**** EXTRACTED ENTRIES

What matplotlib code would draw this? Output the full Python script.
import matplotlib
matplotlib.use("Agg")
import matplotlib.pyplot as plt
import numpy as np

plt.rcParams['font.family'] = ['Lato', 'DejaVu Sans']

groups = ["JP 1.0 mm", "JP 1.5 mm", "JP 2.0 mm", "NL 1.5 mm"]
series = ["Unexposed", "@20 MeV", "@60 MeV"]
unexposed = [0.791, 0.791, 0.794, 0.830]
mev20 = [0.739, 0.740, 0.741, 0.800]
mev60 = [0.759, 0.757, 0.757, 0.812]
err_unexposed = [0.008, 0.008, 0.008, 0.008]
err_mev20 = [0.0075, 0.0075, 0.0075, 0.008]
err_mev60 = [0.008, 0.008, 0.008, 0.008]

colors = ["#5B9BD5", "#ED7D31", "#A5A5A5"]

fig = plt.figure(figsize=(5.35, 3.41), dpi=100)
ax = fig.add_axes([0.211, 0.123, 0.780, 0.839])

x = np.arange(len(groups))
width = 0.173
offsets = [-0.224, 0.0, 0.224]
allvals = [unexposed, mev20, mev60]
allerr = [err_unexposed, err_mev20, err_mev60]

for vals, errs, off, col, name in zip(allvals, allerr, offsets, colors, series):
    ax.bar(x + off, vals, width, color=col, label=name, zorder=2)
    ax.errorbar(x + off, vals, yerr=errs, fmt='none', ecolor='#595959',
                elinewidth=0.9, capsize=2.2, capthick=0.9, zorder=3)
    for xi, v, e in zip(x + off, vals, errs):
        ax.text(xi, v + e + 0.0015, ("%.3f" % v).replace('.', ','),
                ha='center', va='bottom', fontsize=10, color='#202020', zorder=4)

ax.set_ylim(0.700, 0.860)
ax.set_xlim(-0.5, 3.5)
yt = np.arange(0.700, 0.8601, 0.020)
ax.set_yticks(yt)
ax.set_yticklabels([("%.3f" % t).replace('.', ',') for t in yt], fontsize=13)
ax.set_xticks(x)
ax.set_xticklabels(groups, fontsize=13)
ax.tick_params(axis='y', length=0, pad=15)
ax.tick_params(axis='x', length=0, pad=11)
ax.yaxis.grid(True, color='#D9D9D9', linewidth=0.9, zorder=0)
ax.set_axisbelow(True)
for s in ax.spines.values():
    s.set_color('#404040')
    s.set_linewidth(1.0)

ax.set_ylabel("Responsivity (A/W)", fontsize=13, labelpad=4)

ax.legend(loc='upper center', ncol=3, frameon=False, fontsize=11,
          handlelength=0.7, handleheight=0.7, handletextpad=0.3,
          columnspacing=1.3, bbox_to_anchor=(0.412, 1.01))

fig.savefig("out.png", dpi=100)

********
**** EXTRACTED ENTRIES

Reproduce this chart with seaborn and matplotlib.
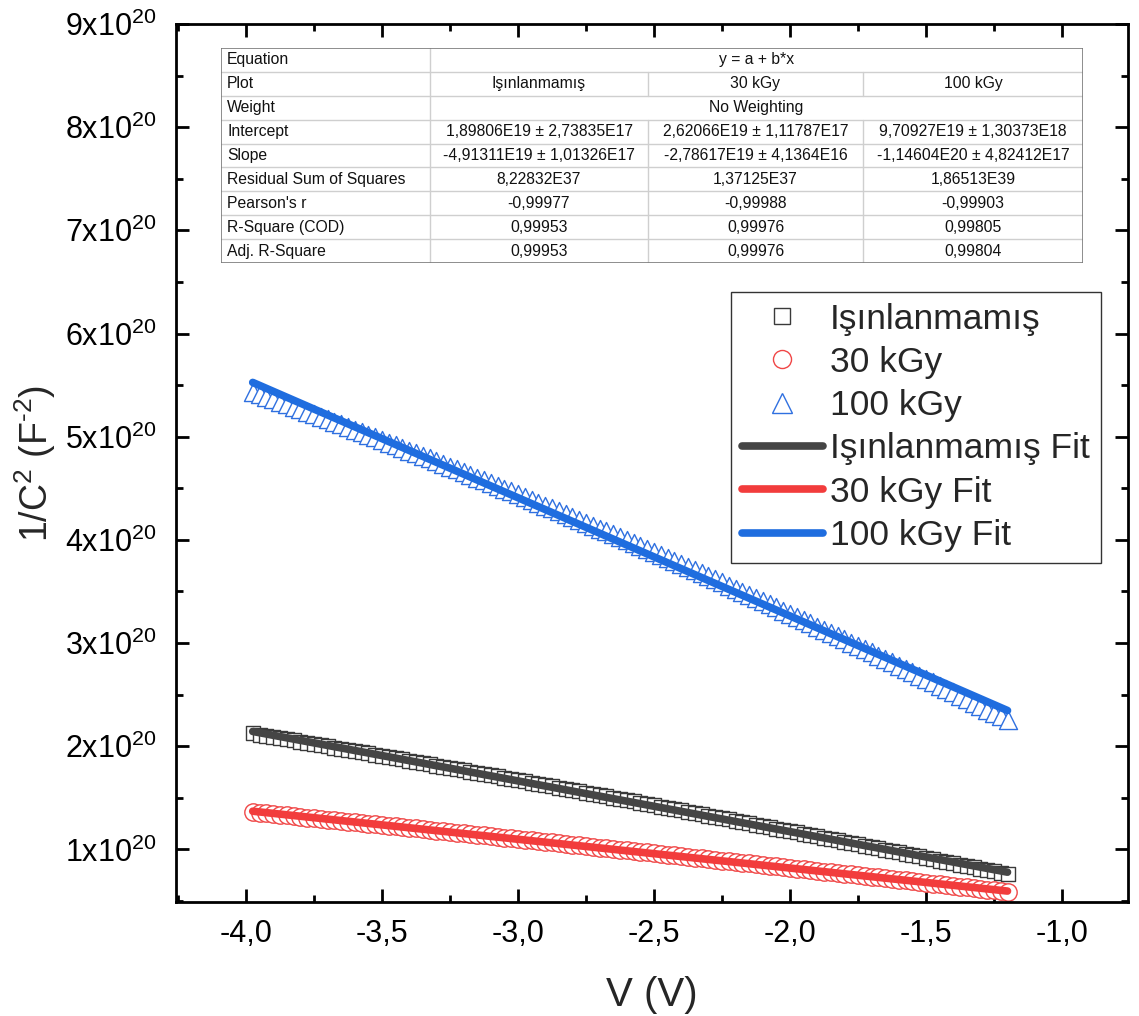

********

WHAT IS BEING ASKED:
In the listing above, find the line containing "What matplotlib code" and the line containing "fontsize=10, color='#202020', zorder=4)". Output them and every line between, exactly, and nothing else.

EXERCISE RESULT:
What matplotlib code would draw this? Output the full Python script.
import matplotlib
matplotlib.use("Agg")
import matplotlib.pyplot as plt
import numpy as np

plt.rcParams['font.family'] = ['Lato', 'DejaVu Sans']

groups = ["JP 1.0 mm", "JP 1.5 mm", "JP 2.0 mm", "NL 1.5 mm"]
series = ["Unexposed", "@20 MeV", "@60 MeV"]
unexposed = [0.791, 0.791, 0.794, 0.830]
mev20 = [0.739, 0.740, 0.741, 0.800]
mev60 = [0.759, 0.757, 0.757, 0.812]
err_unexposed = [0.008, 0.008, 0.008, 0.008]
err_mev20 = [0.0075, 0.0075, 0.0075, 0.008]
err_mev60 = [0.008, 0.008, 0.008, 0.008]

colors = ["#5B9BD5", "#ED7D31", "#A5A5A5"]

fig = plt.figure(figsize=(5.35, 3.41), dpi=100)
ax = fig.add_axes([0.211, 0.123, 0.780, 0.839])

x = np.arange(len(groups))
width = 0.173
offsets = [-0.224, 0.0, 0.224]
allvals = [unexposed, mev20, mev60]
allerr = [err_unexposed, err_mev20, err_mev60]

for vals, errs, off, col, name in zip(allvals, allerr, offsets, colors, series):
    ax.bar(x + off, vals, width, color=col, label=name, zorder=2)
    ax.errorbar(x + off, vals, yerr=errs, fmt='none', ecolor='#595959',
                elinewidth=0.9, capsize=2.2, capthick=0.9, zorder=3)
    for xi, v, e in zip(x + off, vals, errs):
        ax.text(xi, v + e + 0.0015, ("%.3f" % v).replace('.', ','),
                ha='center', va='bottom', fontsize=10, color='#202020', zorder=4)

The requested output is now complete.